If you're fighting waves of endlessly-respawning enemies, it's probably because it's a puzzle and you're supposed to find another way around. Unless the game has repeatedly forced you to fight 200 bad guys in a row, or has somehow told you "your mission is to kill every last ghoul with your holy sword," it's your fault for not recognizing the pattern. For example, there are multiple scenes in Prince of Persia: The Two Thrones where you are the Dark Prince and you get mobbed endlessly by bad guys who come out of places that you cannot enter. Killing them will sustain your health meter, but they never stop coming. You need to find a way out of the area. The real purpose of the bad guys is to buy you time while you figure out where to go; they're actually there to help you.
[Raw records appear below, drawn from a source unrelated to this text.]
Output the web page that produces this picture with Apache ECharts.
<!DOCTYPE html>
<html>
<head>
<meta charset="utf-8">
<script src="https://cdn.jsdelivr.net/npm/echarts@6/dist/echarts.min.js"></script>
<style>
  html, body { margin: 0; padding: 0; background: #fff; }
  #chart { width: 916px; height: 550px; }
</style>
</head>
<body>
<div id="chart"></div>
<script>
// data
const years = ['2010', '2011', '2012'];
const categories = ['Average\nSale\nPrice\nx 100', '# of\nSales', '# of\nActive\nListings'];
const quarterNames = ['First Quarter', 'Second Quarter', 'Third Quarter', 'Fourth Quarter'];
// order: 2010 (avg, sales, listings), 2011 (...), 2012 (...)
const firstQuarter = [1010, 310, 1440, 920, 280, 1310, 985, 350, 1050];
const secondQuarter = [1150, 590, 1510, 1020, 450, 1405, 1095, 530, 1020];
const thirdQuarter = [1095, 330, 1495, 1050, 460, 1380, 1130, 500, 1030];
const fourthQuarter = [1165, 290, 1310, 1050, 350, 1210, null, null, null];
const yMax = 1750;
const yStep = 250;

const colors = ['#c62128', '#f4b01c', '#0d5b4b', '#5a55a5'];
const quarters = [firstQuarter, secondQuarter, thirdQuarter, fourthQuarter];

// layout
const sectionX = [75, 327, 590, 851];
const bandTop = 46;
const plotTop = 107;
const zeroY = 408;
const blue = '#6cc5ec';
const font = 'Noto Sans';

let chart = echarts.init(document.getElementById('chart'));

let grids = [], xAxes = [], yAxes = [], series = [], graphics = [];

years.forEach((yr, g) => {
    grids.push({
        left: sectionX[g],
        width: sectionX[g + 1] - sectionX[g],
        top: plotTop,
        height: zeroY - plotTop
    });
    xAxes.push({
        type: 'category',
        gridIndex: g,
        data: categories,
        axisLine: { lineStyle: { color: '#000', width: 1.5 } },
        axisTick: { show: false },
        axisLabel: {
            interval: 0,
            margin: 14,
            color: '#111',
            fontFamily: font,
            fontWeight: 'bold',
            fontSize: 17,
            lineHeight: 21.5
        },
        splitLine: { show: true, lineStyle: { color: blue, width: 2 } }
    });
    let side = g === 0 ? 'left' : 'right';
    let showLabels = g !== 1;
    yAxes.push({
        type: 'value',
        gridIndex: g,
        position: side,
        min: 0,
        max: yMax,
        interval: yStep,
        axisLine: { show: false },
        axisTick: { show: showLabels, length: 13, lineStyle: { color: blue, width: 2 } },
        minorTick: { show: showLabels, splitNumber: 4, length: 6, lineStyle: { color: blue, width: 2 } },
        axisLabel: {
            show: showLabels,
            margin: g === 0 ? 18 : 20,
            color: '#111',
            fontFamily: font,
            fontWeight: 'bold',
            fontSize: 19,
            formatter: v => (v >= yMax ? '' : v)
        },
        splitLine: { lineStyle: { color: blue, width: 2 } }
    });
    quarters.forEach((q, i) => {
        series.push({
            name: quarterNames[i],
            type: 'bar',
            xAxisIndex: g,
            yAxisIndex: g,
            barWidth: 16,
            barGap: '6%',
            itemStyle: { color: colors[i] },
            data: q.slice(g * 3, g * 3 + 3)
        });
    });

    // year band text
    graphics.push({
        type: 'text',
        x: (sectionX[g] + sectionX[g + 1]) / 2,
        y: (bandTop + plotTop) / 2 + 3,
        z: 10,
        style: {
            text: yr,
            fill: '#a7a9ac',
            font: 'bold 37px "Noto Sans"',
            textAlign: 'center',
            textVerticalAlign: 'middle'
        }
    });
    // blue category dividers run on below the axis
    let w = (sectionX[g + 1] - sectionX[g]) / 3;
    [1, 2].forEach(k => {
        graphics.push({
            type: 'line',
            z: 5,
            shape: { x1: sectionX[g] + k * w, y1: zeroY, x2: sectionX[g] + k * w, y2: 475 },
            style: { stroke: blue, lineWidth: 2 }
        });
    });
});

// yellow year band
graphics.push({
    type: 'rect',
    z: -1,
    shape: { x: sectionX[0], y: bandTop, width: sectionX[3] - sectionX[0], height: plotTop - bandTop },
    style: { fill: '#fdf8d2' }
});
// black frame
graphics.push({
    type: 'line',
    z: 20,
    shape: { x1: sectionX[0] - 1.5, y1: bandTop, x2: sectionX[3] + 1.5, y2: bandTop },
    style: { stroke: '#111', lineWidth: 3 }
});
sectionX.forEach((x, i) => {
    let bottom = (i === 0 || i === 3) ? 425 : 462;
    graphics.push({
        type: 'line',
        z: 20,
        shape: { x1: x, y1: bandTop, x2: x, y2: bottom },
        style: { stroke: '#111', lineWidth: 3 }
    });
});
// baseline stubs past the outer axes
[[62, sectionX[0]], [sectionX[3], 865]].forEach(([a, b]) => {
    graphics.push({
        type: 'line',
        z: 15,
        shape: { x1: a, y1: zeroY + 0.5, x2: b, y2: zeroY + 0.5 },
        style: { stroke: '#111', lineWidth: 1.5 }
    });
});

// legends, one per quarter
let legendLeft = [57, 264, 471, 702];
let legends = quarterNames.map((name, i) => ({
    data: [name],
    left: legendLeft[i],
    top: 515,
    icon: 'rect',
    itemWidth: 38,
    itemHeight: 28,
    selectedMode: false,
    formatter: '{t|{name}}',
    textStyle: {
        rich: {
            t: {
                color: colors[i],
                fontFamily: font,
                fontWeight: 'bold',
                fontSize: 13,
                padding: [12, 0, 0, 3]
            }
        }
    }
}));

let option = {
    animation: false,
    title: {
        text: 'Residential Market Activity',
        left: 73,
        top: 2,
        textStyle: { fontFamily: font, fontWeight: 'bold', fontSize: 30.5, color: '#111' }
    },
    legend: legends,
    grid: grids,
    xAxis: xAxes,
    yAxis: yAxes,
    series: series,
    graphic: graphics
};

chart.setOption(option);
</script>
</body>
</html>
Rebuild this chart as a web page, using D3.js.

The game doesn't mislead you into thinking that killing them is going to get you out of trouble. You know by that point that the Dark Prince has a life drain on him and if you don't find your way to water to return to normal, you'll eventually die. If you somehow manage to forget that information, it's your own fault.
There's a big difference between "setting the player up to fail" and forcing the player to figure something out. It sounds like you just give up to fast, or flat-out refuse to think. Seriously, you found out about the controller-port trick on Psycho Mantis by looking up a FAQ? That means that you didn't exhaust the conversation with the colonel before you went online. You actually left the game to look for help instead of using the game's built-in hint system. Furthermore, you went for help without even trying the battle two or three times on your own, because if you had been using continues, the colonel would've contacted you. Not to mention that it's actually possible to win without it anyway.
So basically, you must have given up without asking the game for help and without even trying very many times. That's not the game's fault. That's the player's fault.
Another example is in God of War 2, but that one I think works better for everyone because the animations of Kratos change dramatically to communicate that he's getting very weak and it's impossible to fight properly. It's clear the end is near and that it's intentional because the animations changed.
SOTC's ending is one of my favorite endings because of that part. It made you feel very tragically helpless, and contrasted well with the rest of the game in a very real, interactive way. I can understand why some may interpret it as another challenge and actually try to survive (the thought did cross my mind), but for a good number of people, it was clear that it was helpless. So, it's a matter of how to do it well. You need to communicate to the player, yet don't do it too soon since you want that realization of helplessness. A very subtle, interesting issue indeed.
Serious lack of research: bad game designer, no twinkie!